The secretary at the school was Isabel Crenshaw, now an Ursuline Associate, and the two have remained friends for many years.

“She’s an easy person to be with, I love her spirituality,” Crenshaw said. The two traveled to Florida together one week during those years, and they regularly keep in contact now. Sister Martha is Crenshaw’s contact sister with the associates. “She took me under her wing,” Crenshaw said.

After Sister Laurita moved on in 1983, Sister Martha lived with Sister Dianna Ortiz for two years, a relationship that would have a profound affect on her in the years to come.

Sister Martha’s last year at Immaculate Conception, 1986-87, she was head teacher, but she did not like the administrative aspect. “I had no desire to be a principal,” she said.

She decided she wanted another teaching experience, so for the 1987-88 school year, she was director of religion at St. Pius School in Owensboro. Her principal was a former sister, and now Ursuline Associate, Mary Kennedy.

Sister Martha sits in her regular pew before the altar at St. Francis de Sales. The original church was built in 1848.

“It was a fun year,” Sister Martha said. “I did prayer days for K-8, and taught language arts for sixth, seventh, and eighth grades.”

The following summer, Sister Martha learned that being willing to serve anywhere has its consequences.

“I’d filled out a questionnaire asking if I’d be willing to serve in internal ministry, and I said yes,” Sister Martha said. “Sister Mary Irene (Cecil) asked me to come to the Mount infirmary as a nurse’s assistant. I’d walk out in the afternoon and a school bus would go by, I’d just cry, I missed teaching so much.”

The year she was in the infirmary, 13 sisters died, but the experience drew her closer to the senior sisters, she said. “Sister Monica Aud, she was like ministering to Christ,” Sister Martha said. “I gave Sister Rudolph (Castile) viaticum, reception of Communion, right before she died. That was so powerful, bread for the journey.”

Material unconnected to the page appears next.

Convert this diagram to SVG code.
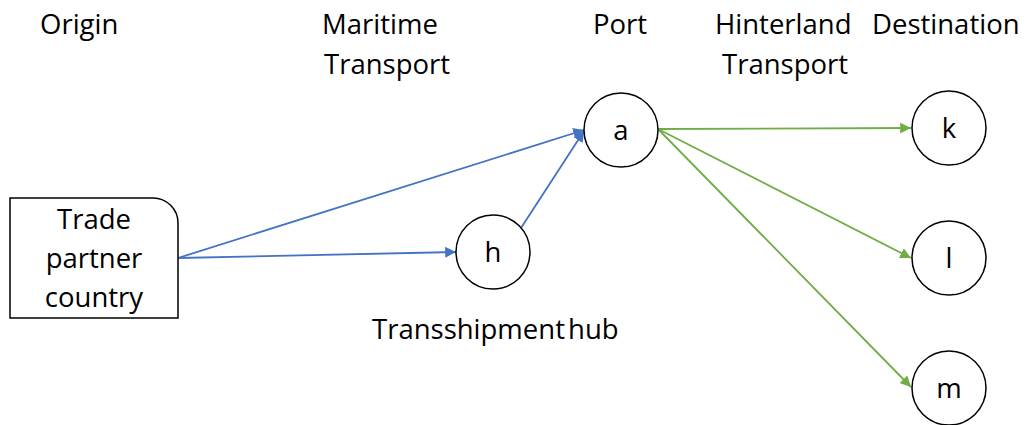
<svg xmlns="http://www.w3.org/2000/svg" width="1030" height="425" viewBox="0 0 1030 425">
  <style>
    .lbl { font-family: "Open Sans", "Liberation Sans", sans-serif; font-size: 27.5px; fill: #000; }
    .mid { text-anchor: middle; }
    .node { fill: #fff; stroke: #000; stroke-width: 1.5; }
    .blue { stroke: #4472C4; stroke-width: 1.8; fill: none; marker-end: url(#arrowBlue); }
    .green { stroke: #70AD47; stroke-width: 1.8; fill: none; marker-end: url(#arrowGreen); }
  </style>
  <defs>
    <marker id="arrowBlue" viewBox="0 0 10 10" refX="10" refY="5" markerWidth="6" markerHeight="6" markerUnits="strokeWidth" orient="auto">
      <path d="M0,0 L10,5 L0,10 z" fill="#4472C4"/>
    </marker>
    <marker id="arrowGreen" viewBox="0 0 10 10" refX="10" refY="5" markerWidth="6" markerHeight="6" markerUnits="strokeWidth" orient="auto">
      <path d="M0,0 L10,5 L0,10 z" fill="#70AD47"/>
    </marker>
  </defs>
  <rect width="1030" height="425" fill="#fff"/>

  <!-- column headings -->
  <g id="headings">
    <text class="lbl" x="40" y="34">Origin</text>
    <text class="lbl" x="322" y="34">Maritime</text>
    <text class="lbl" x="324" y="74">Transport</text>
    <text class="lbl" x="593" y="34">Port</text>
    <text class="lbl" x="715" y="34">Hinterland</text>
    <text class="lbl" x="722" y="74">Transport</text>
    <text class="lbl" x="872" y="34">Destination</text>
    <text class="lbl" x="372" y="339" word-spacing="-4">Transshipment hub</text>
  </g>

  <!-- connectors -->
  <g id="connectors">
    <line class="blue" x1="178" y1="258" x2="584" y2="130"/>
    <line class="blue" x1="178" y1="258" x2="456" y2="252"/>
    <line class="blue" x1="521" y1="228" x2="584" y2="131"/>
    <line class="green" x1="658" y1="129" x2="911" y2="128"/>
    <line class="green" x1="658" y1="129" x2="911" y2="258"/>
    <line class="green" x1="658" y1="129" x2="911" y2="387"/>
  </g>

  <g id="origin">
    <path class="node" d="M10,198 H153 A25,25 0 0 1 178,223 V318 H10 Z"/>
    <text class="lbl mid" x="94" y="229">Trade</text>
    <text class="lbl mid" x="94" y="268">partner</text>
    <text class="lbl mid" x="94" y="307">country</text>
  </g>
  <g id="node-a">
    <circle class="node" cx="621" cy="130" r="37"/>
    <text class="lbl mid" x="621" y="140">a</text>
  </g>
  <g id="node-h">
    <circle class="node" cx="493" cy="252" r="37"/>
    <text class="lbl mid" x="493" y="262">h</text>
  </g>
  <g id="node-k">
    <circle class="node" cx="949" cy="128" r="37"/>
    <text class="lbl mid" x="949" y="138">k</text>
  </g>
  <g id="node-l">
    <circle class="node" cx="949" cy="258" r="37"/>
    <text class="lbl mid" x="949" y="268">l</text>
  </g>
  <g id="node-m">
    <circle class="node" cx="949" cy="388" r="37"/>
    <text class="lbl mid" x="949" y="398">m</text>
  </g>
</svg>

She went back to teaching in 1989, her first ministry in Paducah at St. Mary High School. That fall, Sister Dianna was kidnapped and tortured while ministering in Guatemala. It had a powerful impact on Sister Martha.

“I couldn’t focus,” she said. “I wasn’t sleeping, I was not myself.” She left Paducah in November and didn’t return to ministering until the following school year, teaching religion at Owensboro Catholic High School.

Sister Martha earned a master’s degree in pastoral ministry from Boston College with a concentration in religious education. Father Larry Hostetter, now president of Brescia University, was head of the religion department at Owensboro Catholic, and gave her the opportunity to use her master’s degree to teach New Testament and social justice.